The initiatives increase transmission capacity to move power more efficiently in keeping with the goals of both the Climate Leadership and Community Protection Act and the Accelerated Renewable Energy Growth and Community Benefit Act to lower carbon emissions and combat climate change. These projects are also expected to stimulate the local and regional economy by increasing employment and earnings in the construction industry, state officials said.

“New York is leading the nation in developing a green economy with key investments to enhance the reliability and resiliency of the state’s energy infrastructure,” Gov. Cuomo said. “These projects are essential to helping create our new green energy superhighway that will move electricity to high demand areas efficiently while also reducing costs and helping to create new jobs.”

In addition to approving the New York Energy Solution Project and the Empire State Line, the commission also took two other noteworthy transmission actions, including:

• Approved the environmental management and construction plan filed by LS Power Grid New York, LLC, LS Power Grid New York Corporation I, and the New York Power Authority, to construct and operate Segment II of the 93- mile transmission project known as the Marcy to New Scotland Transmission Upgrade Project. The overall project was approved by the Commission on January 21, 2021;

• Approved a fast-track for certain local transmission and distribution projects, known as Phase 1 projects. Phase 1 projects are actionable projects that satisfy traditional reliability, safety and compliance purposes but can also be accelerated or reprioritized to address bottlenecks or constraints that limit the delivery of renewable energy within a utility’s system. The steps enacted by the commission on Feb. 11 establish the process for cost recovery and allocation for such projects. The Accelerated Renewable Energy Growth and Community Benefit Act requires the Commission to, among other things, reorient transmission planning and investment toward the achievement of CLCPA targets.

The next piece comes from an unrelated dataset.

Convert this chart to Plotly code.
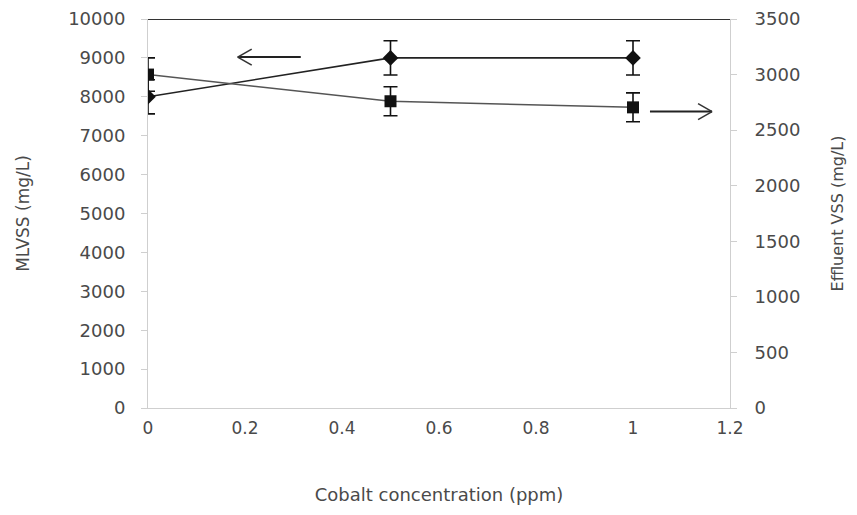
import plotly.graph_objects as go

cobalt_ppm = [0, 0.5, 1]
mlvss = [8000, 9000, 9000]
mlvss_err = [440, 440, 440]
effluent_vss = [3000, 2760, 2705]
effluent_err = [150, 130, 130]

x_ticks = [0, 0.2, 0.4, 0.6, 0.8, 1, 1.2]
x_tick_labels = ["0", "0.2", "0.4", "0.6", "0.8", "1", "1.2"]
left_ticks = list(range(0, 10001, 1000))
left_tick_labels = [str(v) for v in left_ticks]
right_ticks = list(range(0, 3501, 500))
right_tick_labels = [str(v) for v in right_ticks]

FONT = "DejaVu Sans"
TXT = "#4a4a4a"
AX = "#cfcfcf"

fig = go.Figure()
fig.add_trace(go.Scatter(
    x=cobalt_ppm, y=mlvss, mode="lines+markers", name="MLVSS",
    line=dict(color="#222222", width=1.6),
    marker=dict(symbol="diamond", size=12, color="#111111"),
    error_y=dict(type="data", array=mlvss_err, visible=True, color="#111111", thickness=1.6, width=7),
    yaxis="y", showlegend=False,
))
fig.add_trace(go.Scatter(
    x=cobalt_ppm, y=effluent_vss, mode="lines+markers", name="Effluent VSS",
    line=dict(color="#555555", width=1.5),
    marker=dict(symbol="square", size=12, color="#111111"),
    error_y=dict(type="data", array=effluent_err, visible=True, color="#111111", thickness=1.6, width=7),
    yaxis="y2", showlegend=False,
))

# top border line at 10000
fig.add_shape(type="line", xref="paper", yref="y", x0=0, x1=1, y0=10000, y1=10000,
              line=dict(color="#333333", width=2))

def arrow(fig, xa, ya, xtip, direction):
    fig.add_shape(type="line", xref="x", yref="y", x0=xa, x1=xtip, y0=ya, y1=ya,
                  line=dict(color="#222222", width=2))
    s = -1 if direction == "left" else 1
    for dy in (-8, 8):
        fig.add_shape(type="line", xref="x", yref="y", xsizemode="pixel", ysizemode="pixel",
                      xanchor=xtip, yanchor=ya, x0=0, x1=-s * 14, y0=0, y1=dy,
                      line=dict(color="#333333", width=1.6))

arrow(fig, 0.315, 9020, 0.185, "left")
arrow(fig, 1.035, 7620, 1.163, "right")

fig.update_layout(
    width=849, height=507,
    margin=dict(l=140, r=127, t=11, b=107),
    paper_bgcolor="white", plot_bgcolor="white",
    font=dict(family=FONT, size=17, color=TXT),
    xaxis=dict(
        range=[0, 1.2], tickvals=x_ticks, ticktext=x_tick_labels, automargin=False,
        showgrid=False, zeroline=False, showline=True, linecolor=AX, linewidth=1,
        ticks="", tickfont=dict(size=17, color=TXT), ticklabelstandoff=5,
        title=dict(text="Cobalt concentration (ppm)", font=dict(size=18, color=TXT), standoff=50),
    ),
    yaxis=dict(
        range=[0, 10000], tickvals=left_ticks, ticktext=left_tick_labels, automargin=False,
        showgrid=False, zeroline=False,
        showline=True, linecolor=AX, linewidth=1, ticks="outside", ticklen=6, tickcolor=AX,
        tickfont=dict(size=18, color=TXT), ticklabelstandoff=12,
        title=dict(text="MLVSS (mg/L)", font=dict(size=17, color=TXT), standoff=34),
    ),
    yaxis2=dict(
        range=[0, 3500], tickvals=right_ticks, ticktext=right_tick_labels, automargin=False,
        overlaying="y", side="right",
        showgrid=False, zeroline=False, showline=True, linecolor=AX, linewidth=1,
        ticks="outside", ticklen=6, tickcolor=AX, tickfont=dict(size=18, color=TXT),
        ticklabelstandoff=14,
        title=dict(text="Effluent VSS (mg/L)", font=dict(size=16, color=TXT), standoff=32),
    ),
)

fig.write_html("out.html")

Additionally, the three transmission project actions today for New York Energy Solution Project, Empire State Line, and the Marcy to New Scotland Transmission Upgrade Project build off of the prior approval of the New York Power Authority’s Moses-Adirondack Smart Path Reliability Project—a vital 86-mile stretch of New York’s North-South power transmission system and the fourth project within the 250 miles of transmission projects in construction this year. These new lines also will be complemented by the Northern New York Priority Transmission Project, an over 100-mile new transmission upgrade project at the top of the state that includes the rebuild of existing transmission lines and expansion of several substations, enabling existing wind and solar resources from the North Country region to be added to the grid and allowing for new renewable energy projects to be connected in the future.

Enshrined into law through the Climate Leadership and Community Protection Act, New York is on a path to achieving its mandated goal of a zero-emissions electricity sector by 2040, including 70% renewable energy generation by 2030, and to reach economy-wide carbon neutrality.

This builds on New York’s ramp-up of clean energy including more than $4 billion invested in 91 large-scale renewable projects across the state, the creation of more than 150,000 jobs in New York’s clean energy sector, a commitment to develop 9,000 megawatts of offshore wind by 2035, and 1,800% growth in the distributed solar sector since 2011. Under Gov. Cuomo’s leadership, New York will build on this progress and reduce greenhouse gas emissions by 85% from 1990 levels by 2050, while meeting a goal to deliver 40% of the benefits of clean energy investments to disadvantaged communities and advancing progress towards the state’s 2025 energy efficiency target of reducing on-site energy consumption by 185 trillion BTUs in end-use savings.